Thanks to a U.S. Constitution quirk, the Electoral College and not the nation’s popular vote decides who will be the country’s top executive. Most Americans would like that changed.
When voters cast ballots, they’re actually voting to send a slate of electors representing their preferred candidate to the Electoral College. Each state is assigned a number of electors equal to the sum of its U.S. senators (two) and members of the U.S. House of Representatives (which varies by population).
The winner of the vote in the Electoral College takes the presidency, even if the other candidate wins the national popular vote.
“The Electoral College is written into the Constitution, and it was designed at a time when we didn’t have mass, participatory democracy. Over time, we evolved into having the latter, and so a modern representative democracy is essentially grafted onto this ancient system,” said Kyle Kondik, communications director for the University of Virginia’s Center for Politics and managing editor of Sabato’s Crystal Ball, the center’s nonpartisan newsletter on American campaigns and elections.

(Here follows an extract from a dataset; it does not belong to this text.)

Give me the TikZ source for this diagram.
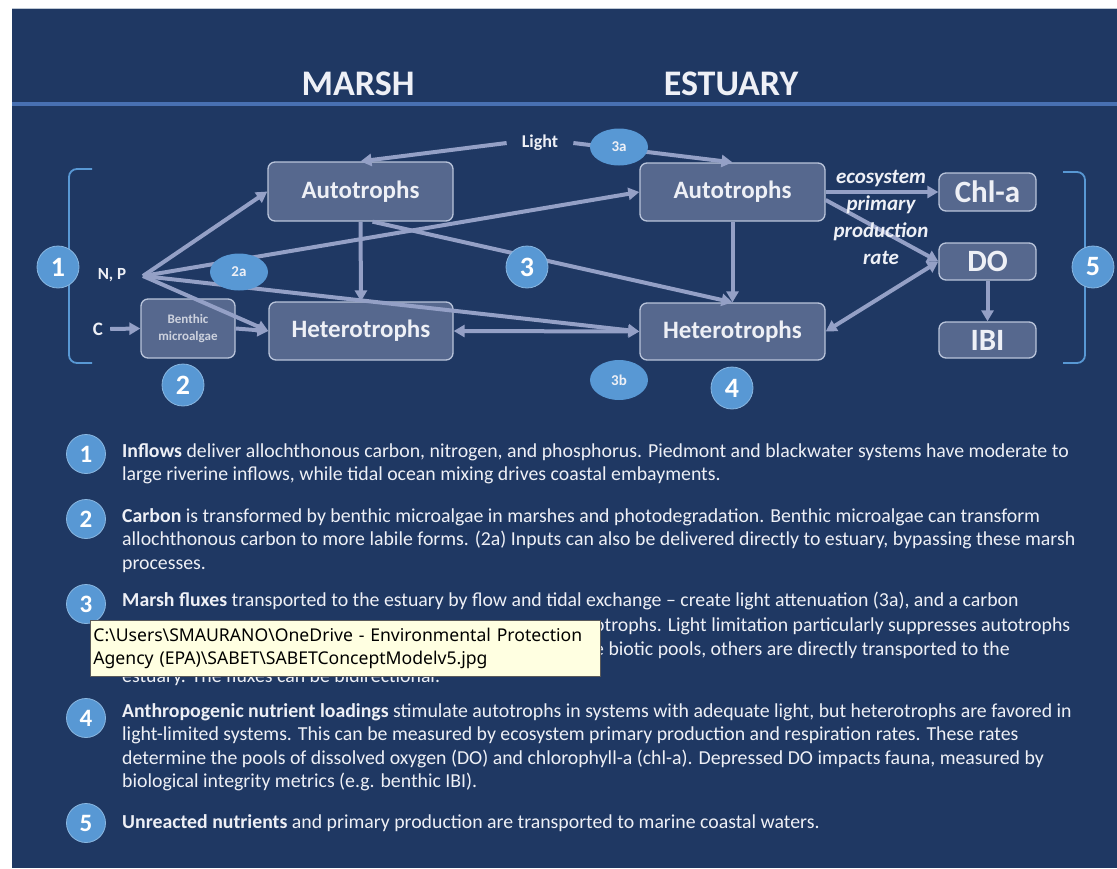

“It can be a little clunky,” he said.
With 535 senators and representatives in Congress, and adding three for Washington, D.C., the total number of electors is 538. At least 270 votes are needed to win the presidency. How states allocate their electoral votes is determined by their constitutions; 48 states use a winner-take-all system, while in Maine and Nebraska electors are chosen in each of the states’ congressional districts, with the overall state winner receiving the two electors representing their senatorial delegations.
The Electoral College was put into the Constitution as a political compromise.
“The goals were to provide some degree of balance to small and large states when it comes to electing the president and to remove people from direct election of the president because they were ill-informed,” said Jennifer Lawless, the Leone Reaves and George W. Spicer Professor of Politics and professor of public policy.
“A major problem is that it affords disproportionate power to small states. This was true from the beginning, of course, but the population disparities have grown in a way that the founders could never have imagined,” she said.
The Electoral College dictates how candidates campaign because one can win the popular vote but lose the race in the Electoral College vote. Samuel Tilden, in 1876; Grover Cleveland, in 1888; Al Gore, in 2000; and Hillary Clinton, in 2016, suffered that fate.
In 2020, President Joe Biden beat former President Donald Trump by more than 7 million votes nationally, but his Electoral College victory depended on outcomes of a few close states.
That’s why modern candidates focus on a few states with close races. This year, they’re spending lots of time in Arizona, Georgia, Michigan, Nevada, North Carolina, Pennsylvania and Wisconsin.
“This is bad for civic engagement and democratic accountability,” Lawless said. “If the entire map was in play, then we would no longer have battleground states, where catering to a sliver of swing voters determines both parties’ campaign strategies.”
“Back in the 1960 election, Richard Nixon had a gimmick of visiting all 50 states,” Kondik said. “That sort of strategy made sense in 1960 because so many individual states were competitive. We had the Electoral College, but candidates could credibly compete for electoral votes all over the country.
“Now, we have a very competitive country overall, but relatively few of the states are competitive. This incentivizes the kind of state-specific targeting one sees today.”
The Electoral College has long been unpopular among voters and politicians. A September Pew Research Center poll showed 63% of Americans favor eliminating the college, including majorities of both Republicans and Democrats.